Quanto “vale” il Mes?
Il capitale totale autorizzato ha un valore potenziale pari a circa 700 miliardi, costituito sia dall’emissione di bond sui mercati finanziari (620 miliardi in totale), sia dai contributi degli stati membri (80 miliardi in totale), versati in proporzione alla loro importanza. Il sistema assegna a Germania, Francia e Italia i primi tre posti come maggiori contribuenti. La quota in realtà non corrisponde all’effettivo capitale versato, che ad esempio nel caso dell’Italia ammonta a circa 14 miliardi a dispetto del tetto massimo di intervento di 125 miliardi sottoscritto dal nostro Paese e che può essere richiesto dall’Ue in caso di estrema necessità. Il capitale versato totale raccolto dal Mes è di circa 80 miliardi. Forte della garanzia offerta dagli enormi capitali raccolti, il Mes è in grado di richiedere prestiti ai mercati finanziari ad un tasso di interesse estremamente basso, cosa che risulterebbe impossibile ai singoli stati già in emergenza economica.

mes contributi stati

Contributi Mes
Credits – Wikimedia Commons

Il fondo è stato già impiegato?
Il Mes è entrato in vigore nel 2012 in sostituzione del Fondo europeo di stabilità finanziaria (Fesf, nato nel 2008 a seguito della crisi economica internazionale) e in passato ha già visto alcuni dei 19 stati aderenti ricorrere ai suoi aiuti economici. Ad esempio la Grecia, che è riuscita ad uscire dalla sua pesante crisi (2010 -2018) grazie ai 204 miliardi complessivi erogati da Fesf e Mes, in cambio però di rigidi tagli alla spesa sociale e alla sanità che hanno generato numerose polemiche per le ricadute negative sul benessere e la salute, definite da molti critici “immorali”. Oppure la Spagna, che spendendo solo 41 degli oltre 100 miliardi messi a disposizione dal Fondo, ha ristrutturato il settore bancario tra il 2012 e il 2014. Da menzionare anche i casi di Cipro, Portogallo e Irlanda.

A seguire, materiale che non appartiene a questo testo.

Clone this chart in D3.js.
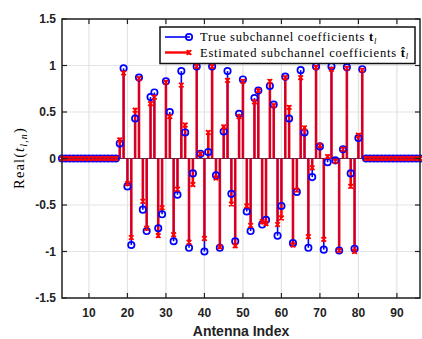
<!DOCTYPE html>
<html><head><meta charset="utf-8">
<script src="https://cdn.jsdelivr.net/npm/d3@7"></script>
<style>body{margin:0;background:#fff}svg{display:block}</style>
</head><body>
<svg id="c" width="422" height="339"></svg>
<script>
// ---- data ----
const firstIndex = 3, lastIndex = 96;
const antennaIndex = d3.range(firstIndex, lastIndex + 1);
const trueValues = [
  0,0,0,0,0,0,0,0,0,0,0,0,0,0,0,
  0.16,0.97,-0.30,-0.93,0.43,0.87,-0.55,-0.78,0.66,0.71,
  -0.75,-0.60,0.83,0.50,-0.89,-0.39,0.94,0.28,-0.96,-0.16,
  0.99,0.05,-1.00,0.07,0.99,-0.18,-0.96,0.29,0.94,-0.38,
  -0.89,0.48,0.85,-0.57,-0.78,0.65,0.73,-0.71,-0.66,0.78,
  0.58,-0.83,-0.51,0.88,0.43,-0.91,-0.36,0.95,0.28,-0.96,
  -0.20,0.99,0.13,-0.98,-0.04,0.99,-0.02,-0.99,0.10,0.98,
  -0.16,-0.97,0.22,0.96,
  0,0,0,0,0,0,0,0,0,0,0,0,0,0,0
];
const estValues = [
  0,0,0,0,0,0,0,0,0,0,0,0,0,0,0,
  0.20,0.92,-0.27,-0.85,0.52,0.86,-0.46,-0.75,0.59,0.66,
  -0.83,-0.53,0.82,0.45,-0.82,-0.33,0.79,0.36,-0.90,-0.28,
  0.99,0.05,-0.86,0.28,0.99,-0.21,-0.95,0.34,0.84,-0.49,
  -0.94,0.45,0.83,-0.51,-0.72,0.61,0.73,-0.68,-0.70,0.83,
  0.57,-0.71,-0.64,0.87,0.55,-0.93,-0.34,0.87,0.33,-0.84,
  -0.10,0.98,0.14,-0.87,0.02,0.96,-0.03,-0.99,0.10,0.97,
  -0.30,-1.00,0.25,0.95,
  0,0,0,0,0,0,0,0,0,0,0,0,0,0,0
];
const xTicks = [10,20,30,40,50,60,70,80,90];
const yTicks = [-1.5,-1,-0.5,0,0.5,1,1.5];
const yTickLabels = ["-1.5","-1","-0.5","0","0.5","1","1.5"];
const legendLabels = ["True subchannel coefficients ", "Estimated subchannel coefficients "];

// ---- layout ----
const L = 62, R = 420, T = 19, B = 298;
const svg = d3.select("#c");
const x = d3.scaleLinear().domain([firstIndex, lastIndex]).range([L, R]);
const y = d3.scaleLinear().domain([-1.5, 1.5]).range([B, T]);
const pts = antennaIndex.map((k, i) => ({k, t: trueValues[i], e: estValues[i]}));

// grid
const grid = svg.append("g").attr("stroke", "#e3e3e3").attr("stroke-width", 1.2);
grid.selectAll(".gx").data(xTicks).join("line")
  .attr("x1", d => x(d)).attr("x2", d => x(d)).attr("y1", T).attr("y2", B);
grid.selectAll(".gy").data(yTicks).join("line")
  .attr("y1", d => y(d)).attr("y2", d => y(d)).attr("x1", L).attr("x2", R);

// baseline
svg.append("line").attr("x1", L).attr("x2", R).attr("y1", y(0)).attr("y2", y(0))
  .attr("stroke", "#3a3a3a").attr("stroke-width", 1);

// blue stems
svg.append("g").selectAll("line").data(pts).join("line")
  .attr("x1", d => x(d.k)).attr("x2", d => x(d.k)).attr("y1", y(0)).attr("y2", d => y(d.t))
  .attr("stroke", "#0000ff").attr("stroke-width", 1.6);
// red stems
svg.append("g").selectAll("line").data(pts).join("line")
  .attr("x1", d => x(d.k)).attr("x2", d => x(d.k)).attr("y1", y(0)).attr("y2", d => y(d.e))
  .attr("stroke", "#ff0000").attr("stroke-width", 2.6);
// purple core where both overlap
svg.append("g").selectAll("line").data(pts.filter(d => d.t * d.e > 0)).join("line")
  .attr("x1", d => x(d.k)).attr("x2", d => x(d.k)).attr("y1", y(0))
  .attr("y2", d => y(Math.sign(d.t) * Math.min(Math.abs(d.t), Math.abs(d.e))))
  .attr("stroke", "#4000c0").attr("stroke-opacity", 0.45).attr("stroke-width", 1);

// blue circles
svg.append("g").selectAll("circle").data(pts).join("circle")
  .attr("cx", d => x(d.k)).attr("cy", d => y(d.t)).attr("r", 3.2)
  .attr("fill", "none").attr("stroke", "#0000ff").attr("stroke-width", 1.7);

// red x markers
function xMark(g, cx, cy, s) {
  g.append("path")
    .attr("d", `M${cx-s},${cy-s}L${cx+s},${cy+s}M${cx-s},${cy+s}L${cx+s},${cy-s}M${cx},${cy-s}L${cx},${cy+s}`)
    .attr("stroke", "#ff0000").attr("stroke-width", 1.7).attr("fill", "none");
}
const gx = svg.append("g");
pts.forEach(d => xMark(gx, x(d.k), y(d.e), 2.3));

// axes box
svg.append("rect").attr("x", L).attr("y", T).attr("width", R - L).attr("height", B - T)
  .attr("fill", "none").attr("stroke", "#222").attr("stroke-width", 1.5);

// ticks
const tk = svg.append("g").attr("stroke", "#222").attr("stroke-width", 1.2);
xTicks.forEach(v => {
  tk.append("line").attr("x1", x(v)).attr("x2", x(v)).attr("y1", B).attr("y2", B - 5);
  tk.append("line").attr("x1", x(v)).attr("x2", x(v)).attr("y1", T).attr("y2", T + 5);
});
yTicks.forEach(v => {
  tk.append("line").attr("y1", y(v)).attr("y2", y(v)).attr("x1", L).attr("x2", L + 5);
  tk.append("line").attr("y1", y(v)).attr("y2", y(v)).attr("x1", R).attr("x2", R - 5);
});

// tick labels
const lab = svg.append("g").attr("font-family", "'Liberation Sans', Arial, sans-serif")
  .attr("font-weight", "bold").attr("font-size", 12).attr("fill", "#222");
lab.selectAll(".xl").data(xTicks).join("text")
  .attr("x", d => x(d)).attr("y", 317).attr("text-anchor", "middle").text(d => d);
lab.selectAll(".yl").data(yTicks).join("text")
  .attr("x", 56).attr("y", d => y(d) + 4.3).attr("text-anchor", "end")
  .text((d, i) => yTickLabels[i]);

// x label
svg.append("text").attr("x", (L + R) / 2).attr("y", 336).attr("text-anchor", "middle")
  .attr("font-family", "'Liberation Sans', Arial, sans-serif").attr("font-weight", "bold")
  .attr("font-size", 14).attr("fill", "#222").text("Antenna Index");

// y label
const yl = svg.append("text").attr("transform", "translate(24,158) rotate(-90)")
  .attr("text-anchor", "middle").attr("font-family", "'Liberation Serif', serif")
  .attr("font-size", 14.5).attr("fill", "#000");
yl.append("tspan").text("Real(");
yl.append("tspan").attr("font-style", "italic").text("t");
yl.append("tspan").attr("font-style", "italic").attr("font-size", 10).attr("dy", 3).text("l,n");
yl.append("tspan").attr("dy", -3).text(")");
{
  const w = yl.node().getComputedTextLength();
  yl.attr("letter-spacing", ((64 - w) / 12).toFixed(3));
}

// legend
const lg = svg.append("g");
lg.append("rect").attr("x", 160).attr("y", 27).attr("width", 255).attr("height", 36.5)
  .attr("fill", "#fff").attr("stroke", "#111").attr("stroke-width", 1.5);
const rows = [37, 52.5];
lg.append("line").attr("x1", 165).attr("x2", 190).attr("y1", rows[0]).attr("y2", rows[0])
  .attr("stroke", "#0000ff").attr("stroke-width", 1.6);
lg.append("circle").attr("cx", 189).attr("cy", rows[0]).attr("r", 3.2)
  .attr("fill", "none").attr("stroke", "#0000ff").attr("stroke-width", 1.7);
lg.append("line").attr("x1", 165).attr("x2", 190).attr("y1", rows[1]).attr("y2", rows[1])
  .attr("stroke", "#ff0000").attr("stroke-width", 2.4);
xMark(lg, 189, rows[1], 2.3);

const targets = [177, 209];
legendLabels.forEach((s, i) => {
  const t = lg.append("text").attr("x", 200).attr("y", rows[i] + 4)
    .attr("font-family", "'Liberation Serif', serif").attr("font-size", 12.5).attr("fill", "#000");
  t.append("tspan").text(s);
  t.append("tspan").attr("font-weight", "bold").text(i === 0 ? "t" : "t\u0302");
  t.append("tspan").attr("font-style", "italic").attr("font-size", 8.5).attr("dy", 2.5).text("l");
  const w = t.node().getComputedTextLength();
  const n = s.length + 2;
  t.attr("letter-spacing", ((targets[i] - w) / n).toFixed(3));
});
</script>
</body></html>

In che consiste la riforma che scontenta i critici?
Nel giugno del 2019 è stata avviata la “Riforma del Mes” e il 30 novembre è arrivata l’approvazione di tutto l’Eurogruppo, anche se le firme ufficiali sono previste per il 27 gennaio 2021, dopodiché servirà solo l’approvazione dei vari Parlamenti nazionali. Si tratta di varie modifiche al trattato originale: tra le principali novità ci sarà l’anticipazione al 2022 dell’entrata in vigore del Fondo di risoluzione unico (Srm), una rete di sicurezza (o “backstop”) che arriverà due anni prima del previsto. Questa misura d’emergenza aggiuntiva metterà a disposizione dell’Unione bancaria una linea di credito, fornita direttamente dal Mes, per far fronte ad eventuali fallimenti ed agevolare le riprese degli istitiuti di credito in difficoltà, ammortizzando i costi per i contribuenti e per l’economia reale. Verranno anche inserite le procedure per la ristrutturazione del debito pubblico, che nello specifico porteranno a una riduzione concordata del valore del prestiti sottoscritti dai possessori di titoli di Stato. Ci sarà una semplificazione dell’intero processo grazie all’introduzione del voto unico, e non più separato, per tutte le tipologie di credito.